- Do you think it’s fun to dress in clothing styles a few hundred years out of date?
- Do you like to talk to people about long forgotten lifestyles, crafts, martial arts, or historical events?
- Do you like to research medieval history, crafts, or material culture and want to hang out with people who appreciate it?
If you answered yes to any of the above questions, La Belle Compagnie has a place for you.
So How do I get started?
Getting started in any hobby may be intimidating so, if you’re new to the living history of the Middle Ages, talk to us. We’ll help you find a starting point for your portrayal. If you’ve done this before, or done something like it, talk to us. Show us your gear. We’ll figure out what will work and what won’t (see Vetting, below). Once we all know what your portrayal is going to be, we will work out what you need to achieve it.
Our process for welcoming new members:
1. Contact us. Let us know what sort of portrayal you’re interested in doing. You can reach us at firstname.lastname@example.org
2. Join us for one our monthly meetings. Here you can meet our members and get a feel for the group and meet your sponsor.
3. Based on your interests, one of our members will become your sponsor. You sponsor will be selected based on your shared interests and a solid knowledge of your portrayal. He or She will help you do the following:
- Get your kit together. This includes help in making your clothing and equipment. If you wish, your sponsor can also identify vendors who can sell you some of your kit. Items purchased through vendors may require alterations before final approval – your sponsor can assist you with this.
- Provide you with loaner gear. This is compangnie-owned equipment that you may use to supplement your own kit until it is ready. We encourage you to have your basic kit completed within a year so that other new members can use the loaner gear.
- Provide you with historical background information – including a suggested reading list!
- Get your stuff approved – see our vetting process – below. As an educational group, we strive to have the most accurate kit we can. Your sponsor will work closely with you to insure that the stuff you have poured your time and energy into will meet our standards for authenticity.
4. Come play. We have ~6 shows a year.
You’ll be starting off as a Recruit. Once you fulfill the requirements of a Companion (aka a Member) and prove to be compatible with the company’s ideals and approaches, the committee will issue an invitation to become a fully-fledged Companion (there are modest annual dues.) We also have folks called Retainers (members who demonstrate long-term commitment to the Compagnie.) The details of this stuff are in our by-laws.
Getting Your Stuff Approved
We all go through the dread “vetting process.” That’s where all clothing, gear, and equipment is reviewed for authenticity prior to use at a presentation. We want to see it before it shows up at a presentation. Ask any member about how you can get in on this fun and edifying procedure and enjoy the committee’s scrutiny. But remember, you will likely be asked to document your stuff, especially if it’s something new to us. Your sponsor will assist you in this process.
All items should be documented to within the proper time frame for a given presentation, or be shown to be in use in reasonable proximity before and after. In general, earlier is better than later for a convincing argument that an item existed.
If you can’t get your stuff to a meeting or arrange a session with the committee, we’ll consider looking at photos.

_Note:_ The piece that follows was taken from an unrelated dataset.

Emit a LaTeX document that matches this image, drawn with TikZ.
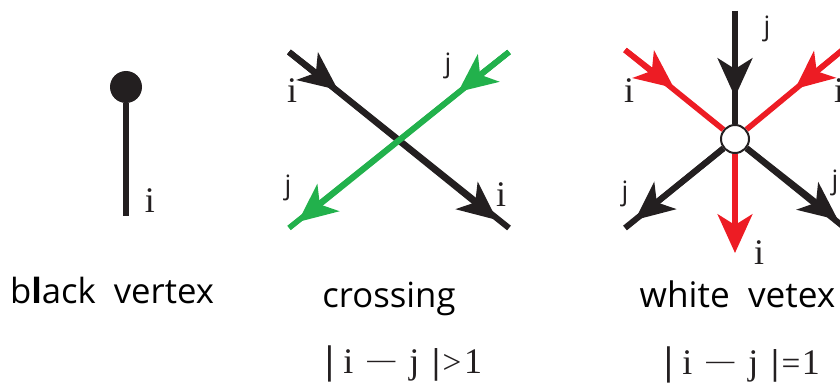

In extremes, an item may be summarily approved by a committee member or an appropriate “resource person,” but the item needs to go through the formal vetting process at the next meeting
Documentation is, by preference, from primary sources such as archaeological finds, museum pieces, period documents, manuscript pictures, etc. We have a number of favorite secondary sources by scholars whose work we find superior. Not all scholars are created equal. Whatever you bring as a reference, we’ll need to know the source, so we can put our eyeballs on it, too.
The Quick and Dirty Guide to How it Works
Our most common form of presentation is a “living history” encampment, although we also do lectures, demonstrations, and school visits. for encampments, we set up tents and sometimes other structures and go about daily activities. We appear dressed in historic costume. When guests (the public) appear, we greet them and speak to them about our activities and about any aspect of our camp, goods, costume, and time period that interests them. Whenever possible and appropriate, we speak in the first person, as people of the time period. What we do is termed “representative interpretation.”
We are “representative” because none of our portrayals is based completely on a single historic character. Rather, each is a composite intended to represent an example of the chosen portrayal. We try to make each portrayal as complete a person as we can, including a personal background and opinions on events and practices of his or her day.
We do “interpretation” because we help the public gain an understanding of certain aspects of history and life in our chosen historic period. We are not “re-enactors”, because we do not re-enact particular events.
We hold meetings and workshops to conduct research, exchange information, review gear, consult on event scheduling, and produce gear and equipment. We go through all of this so we can present the results of our work.
The corporation and the re-enactment group are run by an elected committee who establish policies and coordinate the company’s operations. They are charged with fostering research and encouraging the constant improvement of group and individual presentations. They also are the ones who review all published materials and all artifacts and clothing used in La Belle Compagnie presentations.